◆ **SUPPLIED RECORDS**
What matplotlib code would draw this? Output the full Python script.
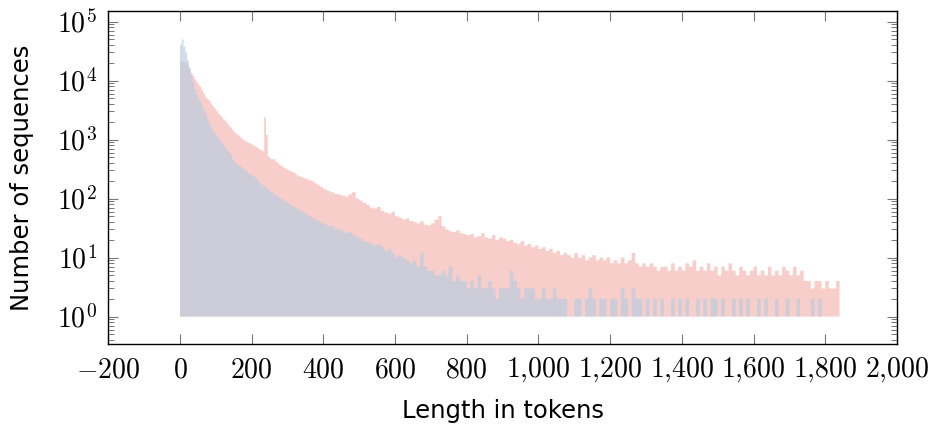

==

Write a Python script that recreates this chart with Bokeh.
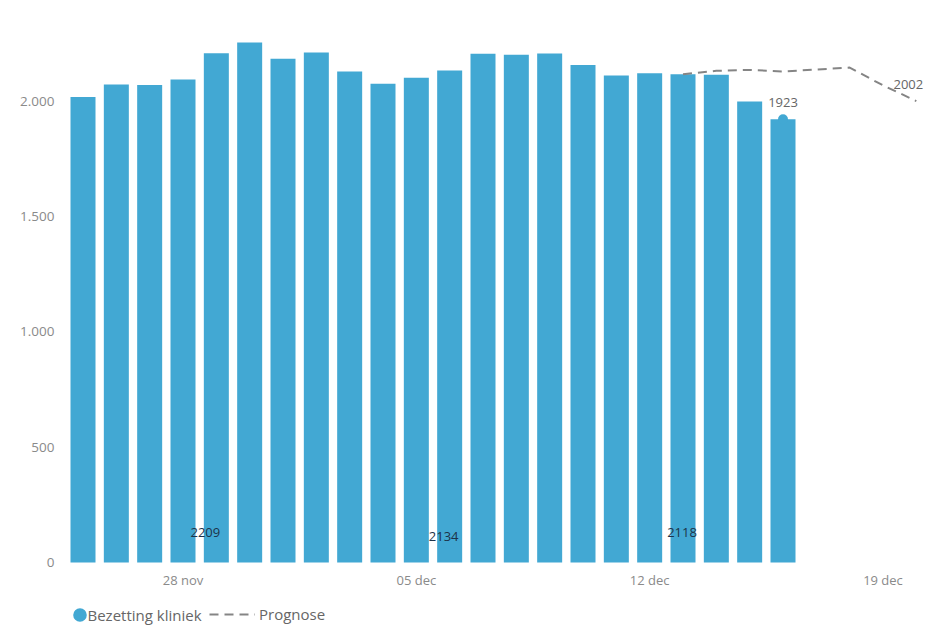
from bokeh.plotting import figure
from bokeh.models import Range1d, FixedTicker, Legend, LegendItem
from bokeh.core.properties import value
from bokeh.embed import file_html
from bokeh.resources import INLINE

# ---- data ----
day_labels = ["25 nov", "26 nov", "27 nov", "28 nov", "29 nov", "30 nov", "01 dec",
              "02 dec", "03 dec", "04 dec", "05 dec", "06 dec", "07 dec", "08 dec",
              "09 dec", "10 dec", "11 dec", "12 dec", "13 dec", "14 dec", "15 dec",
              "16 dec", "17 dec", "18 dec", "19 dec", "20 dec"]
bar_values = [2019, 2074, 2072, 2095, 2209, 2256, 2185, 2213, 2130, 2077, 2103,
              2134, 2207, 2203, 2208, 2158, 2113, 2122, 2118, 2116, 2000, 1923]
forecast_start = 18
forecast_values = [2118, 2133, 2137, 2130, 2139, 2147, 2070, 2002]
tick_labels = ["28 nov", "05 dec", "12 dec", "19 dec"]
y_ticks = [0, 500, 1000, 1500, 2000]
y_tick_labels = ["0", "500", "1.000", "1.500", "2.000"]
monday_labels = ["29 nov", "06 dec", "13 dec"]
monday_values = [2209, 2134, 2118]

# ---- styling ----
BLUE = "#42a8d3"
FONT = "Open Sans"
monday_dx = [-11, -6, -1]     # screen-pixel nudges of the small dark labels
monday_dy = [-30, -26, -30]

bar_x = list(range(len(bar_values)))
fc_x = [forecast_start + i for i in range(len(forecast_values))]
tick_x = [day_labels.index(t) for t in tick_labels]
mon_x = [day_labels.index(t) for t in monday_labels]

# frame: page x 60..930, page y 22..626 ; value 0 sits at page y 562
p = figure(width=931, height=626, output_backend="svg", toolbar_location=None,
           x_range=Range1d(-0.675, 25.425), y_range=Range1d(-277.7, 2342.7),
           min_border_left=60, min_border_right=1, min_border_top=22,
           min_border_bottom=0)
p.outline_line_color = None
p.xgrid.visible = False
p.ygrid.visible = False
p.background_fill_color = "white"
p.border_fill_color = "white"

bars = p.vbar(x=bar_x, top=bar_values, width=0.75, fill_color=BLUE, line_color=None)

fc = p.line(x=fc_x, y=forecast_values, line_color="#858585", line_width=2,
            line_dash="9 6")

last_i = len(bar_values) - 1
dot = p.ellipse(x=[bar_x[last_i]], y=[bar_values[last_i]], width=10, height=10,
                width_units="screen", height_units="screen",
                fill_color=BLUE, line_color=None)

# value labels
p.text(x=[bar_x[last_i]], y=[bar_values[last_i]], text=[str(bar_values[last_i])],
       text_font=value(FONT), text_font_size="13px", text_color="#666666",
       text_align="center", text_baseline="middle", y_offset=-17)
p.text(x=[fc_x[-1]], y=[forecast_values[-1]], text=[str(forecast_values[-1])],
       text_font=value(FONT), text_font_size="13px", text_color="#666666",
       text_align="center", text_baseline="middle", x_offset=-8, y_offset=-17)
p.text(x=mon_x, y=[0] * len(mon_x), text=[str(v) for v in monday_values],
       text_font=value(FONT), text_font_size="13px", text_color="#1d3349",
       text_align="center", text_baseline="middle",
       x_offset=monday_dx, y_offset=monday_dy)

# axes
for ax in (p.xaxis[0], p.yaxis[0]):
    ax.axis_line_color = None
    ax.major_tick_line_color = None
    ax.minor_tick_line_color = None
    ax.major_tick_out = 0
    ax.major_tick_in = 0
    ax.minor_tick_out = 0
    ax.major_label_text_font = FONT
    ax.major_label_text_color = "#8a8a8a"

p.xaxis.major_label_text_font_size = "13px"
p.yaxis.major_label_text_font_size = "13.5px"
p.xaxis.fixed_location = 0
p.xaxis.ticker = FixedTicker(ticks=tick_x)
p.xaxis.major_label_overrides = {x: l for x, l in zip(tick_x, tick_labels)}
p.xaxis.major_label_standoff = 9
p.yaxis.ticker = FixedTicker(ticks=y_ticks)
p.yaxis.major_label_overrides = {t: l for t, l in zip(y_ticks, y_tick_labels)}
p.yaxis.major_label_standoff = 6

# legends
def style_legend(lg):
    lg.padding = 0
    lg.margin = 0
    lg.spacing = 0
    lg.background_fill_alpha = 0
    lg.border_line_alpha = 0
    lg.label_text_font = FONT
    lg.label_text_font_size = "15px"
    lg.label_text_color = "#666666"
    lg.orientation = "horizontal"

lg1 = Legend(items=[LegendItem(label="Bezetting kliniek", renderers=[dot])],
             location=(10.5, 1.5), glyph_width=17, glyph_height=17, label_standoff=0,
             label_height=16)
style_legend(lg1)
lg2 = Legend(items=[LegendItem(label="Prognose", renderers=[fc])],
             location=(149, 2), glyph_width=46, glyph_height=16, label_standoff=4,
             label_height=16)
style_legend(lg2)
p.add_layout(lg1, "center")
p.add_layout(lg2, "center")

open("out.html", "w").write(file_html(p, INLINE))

...

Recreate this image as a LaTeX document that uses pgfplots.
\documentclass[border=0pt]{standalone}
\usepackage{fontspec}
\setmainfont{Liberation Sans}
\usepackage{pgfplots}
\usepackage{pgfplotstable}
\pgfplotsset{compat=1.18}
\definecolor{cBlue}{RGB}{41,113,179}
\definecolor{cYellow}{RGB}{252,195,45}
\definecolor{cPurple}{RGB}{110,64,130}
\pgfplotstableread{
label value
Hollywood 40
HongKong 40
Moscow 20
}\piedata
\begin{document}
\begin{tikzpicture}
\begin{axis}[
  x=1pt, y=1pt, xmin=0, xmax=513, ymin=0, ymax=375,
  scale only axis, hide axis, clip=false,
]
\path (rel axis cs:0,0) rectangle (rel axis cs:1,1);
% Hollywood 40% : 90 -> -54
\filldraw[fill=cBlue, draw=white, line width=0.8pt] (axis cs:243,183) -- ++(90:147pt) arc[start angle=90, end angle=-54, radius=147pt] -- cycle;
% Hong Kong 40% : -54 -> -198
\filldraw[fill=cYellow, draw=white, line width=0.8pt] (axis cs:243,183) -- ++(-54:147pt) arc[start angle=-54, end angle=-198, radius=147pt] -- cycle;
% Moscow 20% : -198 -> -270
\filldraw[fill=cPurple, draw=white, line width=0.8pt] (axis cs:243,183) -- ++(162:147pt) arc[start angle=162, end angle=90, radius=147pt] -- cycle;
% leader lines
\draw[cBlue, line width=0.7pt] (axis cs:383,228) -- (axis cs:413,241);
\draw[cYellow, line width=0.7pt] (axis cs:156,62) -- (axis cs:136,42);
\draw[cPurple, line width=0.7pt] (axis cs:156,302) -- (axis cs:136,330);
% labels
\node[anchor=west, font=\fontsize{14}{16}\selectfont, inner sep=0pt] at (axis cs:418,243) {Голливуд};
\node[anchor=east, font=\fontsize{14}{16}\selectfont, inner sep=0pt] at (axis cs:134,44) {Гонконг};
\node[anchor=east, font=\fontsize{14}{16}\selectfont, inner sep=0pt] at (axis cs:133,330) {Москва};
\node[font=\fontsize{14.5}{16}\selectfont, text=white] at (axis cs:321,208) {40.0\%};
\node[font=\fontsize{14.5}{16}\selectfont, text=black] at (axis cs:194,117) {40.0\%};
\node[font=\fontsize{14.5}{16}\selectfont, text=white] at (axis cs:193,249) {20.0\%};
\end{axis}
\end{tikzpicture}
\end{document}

◆ **SET EXERCISE**
For the listing above, identify each line bearing "draw".

◆ **TASK RESULT**
What matplotlib code would draw this? Output the full Python script.
\filldraw[fill=cBlue, draw=white, line width=0.8pt] (axis cs:243,183) -- ++(90:147pt) arc[start angle=90, end angle=-54, radius=147pt] -- cycle;
\filldraw[fill=cYellow, draw=white, line width=0.8pt] (axis cs:243,183) -- ++(-54:147pt) arc[start angle=-54, end angle=-198, radius=147pt] -- cycle;
\filldraw[fill=cPurple, draw=white, line width=0.8pt] (axis cs:243,183) -- ++(162:147pt) arc[start angle=162, end angle=90, radius=147pt] -- cycle;
\draw[cBlue, line width=0.7pt] (axis cs:383,228) -- (axis cs:413,241);
\draw[cYellow, line width=0.7pt] (axis cs:156,62) -- (axis cs:136,42);
\draw[cPurple, line width=0.7pt] (axis cs:156,302) -- (axis cs:136,330);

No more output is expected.